- Born: Ruby Eleanor Nombrie March 23, 1913
- Died: April 7, 1980 (aged 67) Thermal, California
- Burial place: Torrez-Martinez Cemetery
- Citizenship: Torres Martinez Desert Cahuilla Indians and American
- Occupations: medicine woman, language instructor, author
- Notable work: Not for Innocent Ears: Spiritual Traditions of a Desert Cahuilla Medicine Woman (Sweetlight Books, 1980)
- Spouse: David Modesto
- Parents: Lorenzo Nombrie (Desert Cahuilla) (father); Joaquina Nombrie (Serrano) (mother);

= Ruby Modesto =

Medicine woman, author, educator

Ruby Eleanor Modesto (March 23, 1913 – April 7, 1980) was a Desert Cahuilla medicine woman, author, and cultural educator of Serrano descent from Southern California.

Raised on the Torres-Martinez Reservation, she became known for her efforts to preserve and share Cahuilla spiritual traditions, language, and oral history. In the final years of her life, she collaborated on a number of publications, including Not for Innocent Ears: Spiritual Traditions of a Desert Cahuilla Medicine Woman, which combined autobiographical reflections with tribal teachings and folktales.

== Early life and education ==
Ruby Eleanor Nombrie was born on March 23, 1913, in Coachella Valley and spent her life on the Torres-Martinez Reservation.

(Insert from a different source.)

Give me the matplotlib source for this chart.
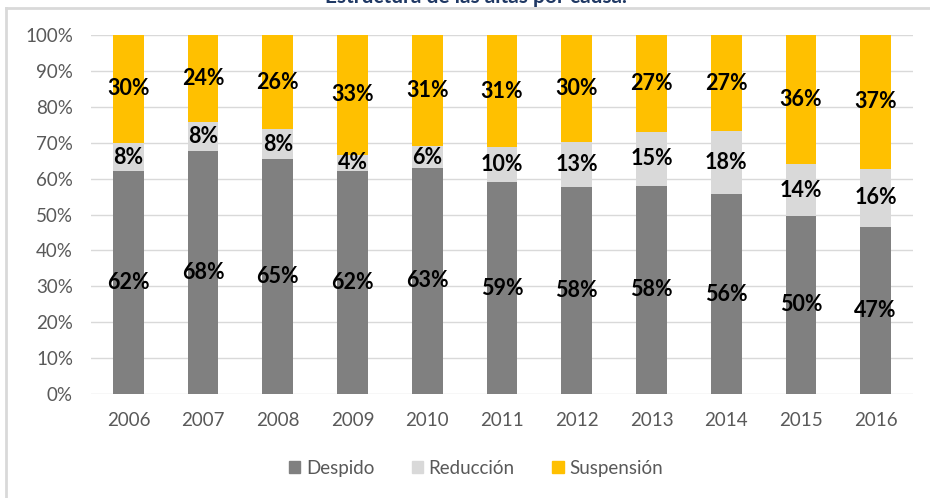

Her mother, Joaquina, was Serrano from Banning, and her father, Lorenzo Nombrie, was Desert Cahuilla, descended from Francisco Nombrie, a known informant for early anthropologists such as William Duncan Strong.

== Writing and cultural preservation ==
Though her cultural training began in childhood, Modesto's contributions to published anthropology began in the 1970s. In 1977, she co-authored an article with anthropologist Richard Lando titled "Temal Wakhish: A Desert Cahuilla Village," which appeared in the Journal of California Anthropology. The article provided first-hand insight into the structure, values, and daily life of a Cahuilla village.

Her most significant work, Not for Innocent Ears: Spiritual Traditions of a Desert Cahuilla Medicine Woman, was released shortly after her death in 1980. Co-written with Guy Mount, the book blends personal narrative with Cahuilla spiritual teachings and traditional stories. It served as one of the few public records of ceremonial knowledge that had traditionally been passed down orally.

== Language advocacy ==
Modesto also worked to preserve the Cahuilla language and promote its teaching among young tribal citizens. She initiated several informal cultural education efforts, which were later continued by her husband, David Modesto.

== Death ==
Ruby Modesto died of cardiac arrest on April 7, 1980, at her home on the Torres-Martinez Reservation.

== Selected publications ==
- Ruby Eleanor Modesto and Richard Lando (1977). Temal Wakhish: a Desert Cahuilla Village.
- Ruby Modesto and Guy Mount (1980). Not for Innocent Ears: Spiritual Traditions of a Desert Cahuilla Medicine Woman.